Looking over this relic of disturbed childhood with adult eyes was fascinating. Not only did I realise there was actually a story connecting the sequential ghoulishness, but I also recalled some of the child logic I'd used to justify the surreal things I was irresponsibly being allowed to watch at a formative age.

Take the scene where the ghost couple stretch their faces out to appear frightening to their unwelcome tenants: as a six-year-old, I thought the film was telling me that after you die and become a ghost, sometimes your head turns into a pterodactly head. But if you're a lady ghost and that happens, the beak will be open and your eyes will be in your mouth, because that's the way it works for lady ghosts.

I also remember watching The Addams Family at the cinema around the same time and not realising that the hacked-off limbs and spraying blood during Wednesday and Pugsley's school play were theatrical. It was quite the surprise to learn in later years that these films were considered comedies. You mean Ghostbusters wasn't an educational tale of how to deal with neighbourhood spook infestations?


~ Best Game of 2015 ~




Slam Tilt (1997)


It crashed my computer to a worrying degree before I found out how to run old games in compatibility mode, but that wasn't enough to stop me from coming back to this late-period-Amiga favourite, which kept me awake through several particularly uninspiring audiobooks.

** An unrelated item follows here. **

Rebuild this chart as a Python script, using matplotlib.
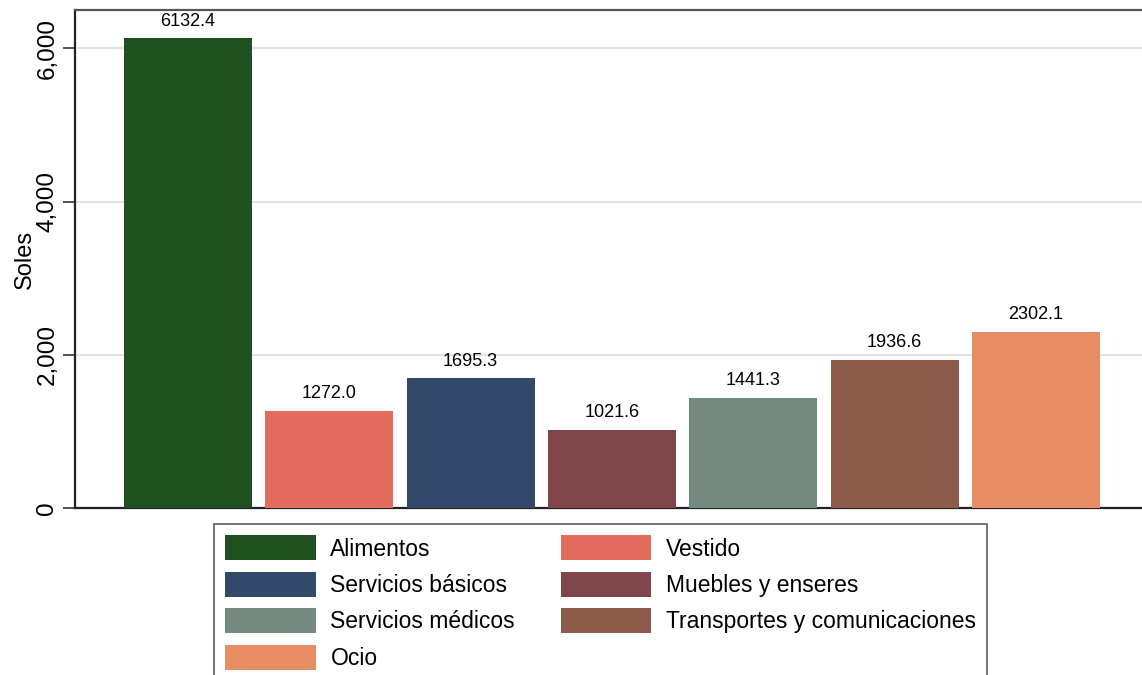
import matplotlib
matplotlib.use("Agg")
import matplotlib.pyplot as plt
from matplotlib.patches import Patch

plt.rcParams["font.family"] = ["Liberation Sans", "DejaVu Sans"]

# datos
categorias = ["Alimentos", "Vestido", "Servicios básicos", "Muebles y enseres",
              "Servicios médicos", "Transportes y comunicaciones", "Ocio"]
valores = [6132.4, 1272.0, 1695.3, 1021.6, 1441.3, 1936.6, 2302.1]
colores = ["#20501f", "#e36c5e", "#33496a", "#7f454a", "#748a80", "#8d5b4a", "#e68d65"]
yticks = [0, 2000, 4000, 6000]
ytick_labels = ["0", "2,000", "4,000", "6,000"]

fig = plt.figure(figsize=(11.42, 6.75), dpi=100)
ax = fig.add_axes([75 / 1142, 1 - 508 / 675, 1074 / 1142, 498 / 675])

x = list(range(len(valores)))
ax.bar(x, valores, width=0.906, color=colores, zorder=3)
for xi, v in zip(x, valores):
    ax.text(xi, v + 110, f"{v:.1f}", ha="center", va="bottom", fontsize=13)

ax.set_xlim(-0.80, 6.80)
ax.set_ylim(0, 6500)
ax.set_xticks([])
ax.set_yticks(yticks)
ax.set_yticklabels(ytick_labels, rotation=90, va="center", fontsize=17.5)
ax.tick_params(axis="y", length=9, width=1.2, color="#333333", pad=3)
ax.grid(axis="y", color="#e2e2e2", linewidth=1.5, zorder=0)
ax.set_ylabel("Soles", fontsize=17, labelpad=0)

for s in ["left", "bottom"]:
    ax.spines[s].set_color("#222222")
    ax.spines[s].set_linewidth(1.6)
ax.spines["top"].set_color("#555555")
ax.spines["top"].set_linewidth(1.6)
ax.spines["right"].set_visible(False)

# leyenda: dos columnas, orden por filas
orden = [0, 2, 4, 6, 1, 3, 5]
handles = [Patch(facecolor=colores[i], label=categorias[i]) for i in orden]
leg = fig.legend(handles=handles, ncol=2, loc="upper left",
                 bbox_to_anchor=(214 / 1142, 1 - 524 / 675),
                 fontsize=16.5, frameon=True, fancybox=False,
                 edgecolor="#333333", handlelength=3.93, handleheight=1.3,
                 labelspacing=0.49, columnspacing=1.99, handletextpad=0.65,
                 borderpad=0.5, borderaxespad=0)
leg.get_frame().set_linewidth(1.2)

plt.savefig("out.png", dpi=100)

'Night of the Demon' was always, predictably, my favourite table as a macabre, Beetlejuice-raised kid, but as much as I'm still titillated by modes such as 'Gravehunter: Dig for Treasure or for Pleasure' and 'Escape from the Mega Mutant Meatball,' these days it's been usurped by the rollocking 'The Pirate' and the gritty 'Mean Machines,' which is a slog until you unlock the hilarious snowstorm of a multiball.

Download Slam Tilt here and for God's sake adjust your compatibility settings unless you're still using Windows 95.


~ Best Teenage Mutant Ninja Turtle of 2015 ~




Donatello


Yeah, I know, Raphael is cool, but he's just so rude! The other two bozos don't stand a chance.